Clochineros preparing the ropes for the next clóchina season beneath the Mediterranean sun

Each year, the Port of Valencia and Sagunto produce over 800 tons of clóchinas. Yet demand always exceeds supply. Valencians wait all year for the first harvest, and eat them often, knowing they’ll soon disappear.


A Mussel That Carries Valencia on Its Shell

From fishing villages like Cabanyal to markets in El Carmen, clóchinas are a cultural icon. Their short season means they don’t travel well — to taste them at their best, you have to be here, in Valencia, in summer.

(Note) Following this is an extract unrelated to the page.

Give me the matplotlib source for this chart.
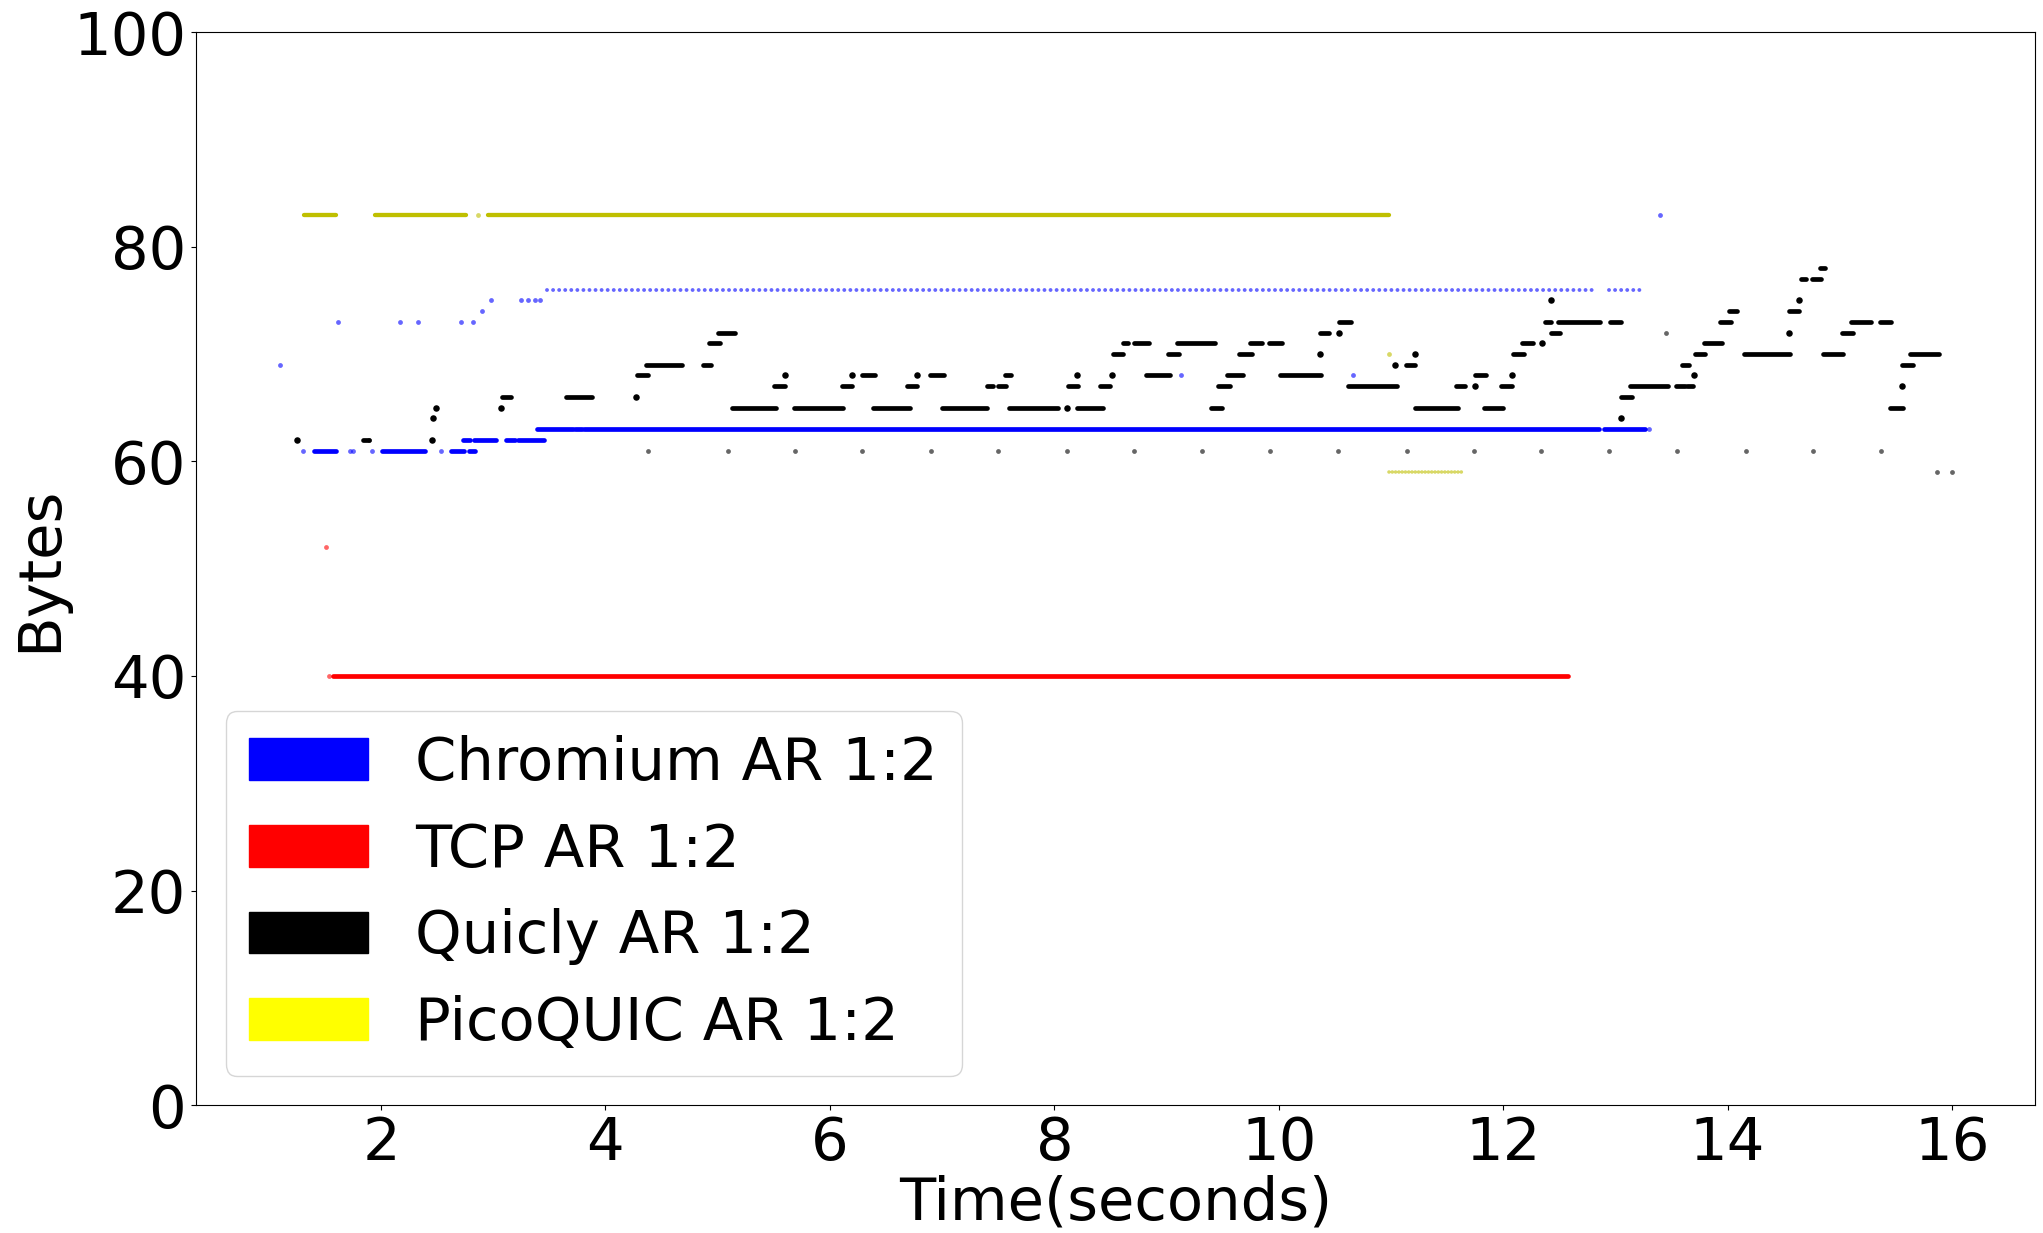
import matplotlib
matplotlib.use("Agg")
import matplotlib.pyplot as plt
from matplotlib.patches import Patch

# ---- Chromium AR 1:2 (blue) ----
# dense runs of packets: start time, end time, size
chrom_start = [1.40, 2.01, 2.62, 2.78, 2.73, 2.83, 3.11, 3.22, 3.39, 3.73, 3.81, 12.90]
chrom_end = [1.60, 2.39, 2.74, 2.84, 2.79, 3.02, 3.19, 3.45, 3.71, 3.79, 12.85, 13.26]
chrom_size = [61, 61, 61, 61, 62, 62, 62, 62, 63, 63, 63, 63]
# sparse runs (one packet every ~55 ms)
chrom_sparse_start = [3.48, 10.68, 12.94]
chrom_sparse_end = [10.63, 12.84, 13.23]
chrom_sparse_size = [76, 76, 76]
# isolated packets
chrom_pt_t = [1.10, 1.30, 1.72, 1.75, 1.92, 2.53, 1.62, 2.17, 2.33, 2.71, 2.82,
              2.90, 2.98, 3.25, 3.31, 3.37, 3.42, 9.13, 10.66, 13.30, 13.40]
chrom_pt_size = [69, 61, 61, 61, 61, 61, 73, 73, 73, 73, 73,
                 74, 75, 75, 75, 75, 75, 68, 68, 63, 83]

# ---- TCP AR 1:2 (red) ----
tcp_start = [1.57]
tcp_end = [12.58]
tcp_size = [40]
tcp_pt_t = [1.51, 1.54]
tcp_pt_size = [52, 40]

# ---- Quicly AR 1:2 (black) ----
quicly_start = [1.84, 3.08, 3.65, 4.28, 4.36, 4.87, 4.92, 5.00, 5.13, 5.50, 5.68, 6.11,
                6.29, 6.38, 6.69, 6.89, 7.00, 7.40, 7.50, 7.56, 7.60, 8.12, 8.20, 8.41,
                8.52, 8.61, 8.71, 8.82, 9.01, 9.09, 9.40, 9.46, 9.54, 9.65, 9.74, 9.91,
                10.01, 10.37, 10.54, 10.62, 11.13, 11.21, 11.58, 11.75, 11.83, 11.98,
                12.09, 12.17, 12.37, 12.43, 12.49, 12.95, 13.05, 13.13, 13.54, 13.64,
                13.59, 13.71, 13.79, 13.93, 14.01, 14.15, 14.55, 14.65, 14.75, 14.82,
                14.85, 15.02, 15.10, 15.36, 15.45, 15.55, 15.63]
quicly_end = [1.89, 3.16, 3.88, 4.38, 4.68, 4.94, 5.02, 5.15, 5.52, 5.60, 6.12, 6.20,
              6.40, 6.71, 6.78, 7.02, 7.40, 7.45, 7.57, 7.61, 8.03, 8.21, 8.43, 8.50,
              8.61, 8.66, 8.84, 9.03, 9.11, 9.43, 9.49, 9.57, 9.68, 9.76, 9.85, 10.03,
              10.38, 10.45, 10.64, 11.05, 11.21, 11.60, 11.66, 11.85, 12.00, 12.08,
              12.19, 12.27, 12.43, 12.51, 12.86, 13.05, 13.15, 13.47, 13.62, 13.69,
              13.66, 13.80, 13.95, 14.03, 14.08, 14.56, 14.64, 14.70, 14.83, 14.87,
              15.03, 15.12, 15.28, 15.46, 15.56, 15.65, 15.88]
quicly_size = [62, 66, 66, 68, 69, 69, 71, 72, 65, 67, 65, 67,
               68, 65, 67, 68, 65, 67, 67, 68, 65, 67, 65, 67,
               70, 71, 71, 68, 70, 71, 65, 67, 68, 70, 71, 71,
               68, 72, 73, 67, 69, 65, 67, 68, 65, 67,
               70, 71, 73, 72, 73, 73, 66, 67, 67, 67,
               69, 70, 71, 73, 74, 70, 74, 77, 77, 78,
               70, 72, 73, 73, 65, 69, 70]
# short bursts (a few packets on top of each other)
quicly_burst_t = [1.25, 2.45, 2.46, 2.49, 3.07, 4.27, 5.60, 6.20, 6.78, 8.11, 8.20, 8.51,
                  10.37, 10.54, 11.04, 11.21, 11.75, 12.08, 12.35, 12.43, 13.05, 13.70,
                  14.55, 14.64, 15.55]
quicly_burst_size = [62, 62, 64, 65, 65, 66, 68, 68, 68, 65, 68, 68,
                     70, 72, 69, 70, 67, 68, 71, 75, 64, 68,
                     72, 75, 67]
# single packets
quicly_pt_t = [4.38, 5.09, 5.69, 6.29, 6.90, 7.50, 8.11, 8.71, 9.32, 9.92, 10.53, 11.14,
               11.74, 12.34, 12.94, 13.55, 14.16, 14.76, 15.37, 13.45, 15.87, 16.00, 1.89]
quicly_pt_size = [61, 61, 61, 61, 61, 61, 61, 61, 61, 61, 61, 61,
                  61, 61, 61, 61, 61, 61, 61, 72, 59, 59, 62]

# ---- PicoQUIC AR 1:2 (yellow) ----
pico_start = [1.31, 1.95, 2.95]
pico_end = [1.60, 2.76, 10.98]
pico_size = [83, 83, 83]
pico_sparse_start = [10.98]
pico_sparse_end = [11.65]
pico_sparse_size = [59]
pico_pt_t = [2.86, 10.98]
pico_pt_size = [83, 70]

labels = ["Chromium AR 1:2", "TCP AR 1:2", "Quicly AR 1:2", "PicoQUIC AR 1:2"]
legend_colors = ["blue", "red", "black", "yellow"]

FS = 42.7

fig = plt.figure(figsize=(20.43, 12.33), dpi=100)
ax = fig.add_axes([0.0959, 0.1036, 0.9002, 0.8704])

dense = dict(linewidth=3.4, capstyle="round")
sparse = dict(linewidth=2.8, capstyle="round", linestyle=(0, (0.01, 1.55)), alpha=0.6)

# red
ax.hlines(tcp_size, tcp_start, tcp_end, colors="red", **dense)
ax.scatter(tcp_pt_t, tcp_pt_size, s=12, color="red", alpha=0.6, linewidths=0)

# yellow
ax.hlines(pico_size, pico_start, pico_end, colors="y", linewidth=3.1, capstyle="round")
ax.hlines(pico_sparse_size, pico_sparse_start, pico_sparse_end, colors="y",
          linewidth=2.6, capstyle="round", linestyle=(0, (0.01, 0.9)), alpha=0.6)
ax.scatter(pico_pt_t, pico_pt_size, s=12, color="y", alpha=0.6, linewidths=0)

# blue
ax.hlines(chrom_size, chrom_start, chrom_end, colors="blue", **dense)
ax.hlines(chrom_sparse_size, chrom_sparse_start, chrom_sparse_end, colors="blue", **sparse)
ax.scatter(chrom_pt_t, chrom_pt_size, s=12, color="blue", alpha=0.6, linewidths=0)

# black
ax.hlines(quicly_size, quicly_start, quicly_end, colors="black", **dense)
ax.scatter(quicly_burst_t, quicly_burst_size, s=22, color="black", linewidths=0)
ax.scatter(quicly_pt_t, quicly_pt_size, s=12, color="black", alpha=0.6, linewidths=0)

ax.set_xlim(0.35, 16.74)
ax.set_ylim(0, 100)
ax.set_xticks([2, 4, 6, 8, 10, 12, 14, 16])
ax.set_yticks([0, 20, 40, 60, 80, 100])
ax.tick_params(labelsize=FS)
ax.set_xlabel("Time(seconds)", fontsize=FS, labelpad=2)
ax.set_ylabel("Bytes", fontsize=FS)

handles = [Patch(color=c, label=l) for c, l in zip(legend_colors, labels)]
ax.legend(handles=handles, loc="lower left", fontsize=FS)

fig.savefig("out.png", dpi=100)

They bring people together. Long lunches with family. Loud bars with friends. Shared bowls with strangers. Clóchinas are a local language of flavour.


The Tradition on the Plate

The most beloved preparation is clóchinas al vapor — steamed with a splash of white wine, bay leaf, black pepper, and a sliver of lemon peel. The broth is as prized as the mussels themselves. Bread is dipped. Glasses are raised.

Some cooks add paprika or parsley. Others toss them into paella marinera or arroz a banda. But ask a local and they’ll tell you: the simpler, the better.


Three of the Best Places to Eat Clóchinas in Valencia

Casa Montaña – Cabanyal
A historic tavern dating back to 1836. Their clóchinas al vapor are served with crisp albariño or house vermouth.

La Pilareta – El Carmen
Known as La Casa de les Clochines. A century-old recipe, standing-room-only, shells piling up as conversation flows.

Mercado Central – Fish Stalls
Buy them fresh from multigenerational vendors. Some stalls will cook them for you on the spot.

A proud fishmonger at Valencia’s Mercado Central showing off the morning’s haul

More Than a Mussel: A Short-Season Ritual

You can’t freeze or import clóchinas. You can’t have them in December. That’s the point. Their fleeting presence teaches patience, appreciation, and seasonality.

Fresh clóchinas on display at a Valencian fish market — a fleeting summer sight

One clochinero put it best: “We don’t control the sea; we listen to it. And when the time is right, it gives us this.”


Final Thoughts

A bowl of clóchinas is a taste of Valencia distilled — sun, salt, tradition, and pride. They are summer in a shell. Don’t miss them.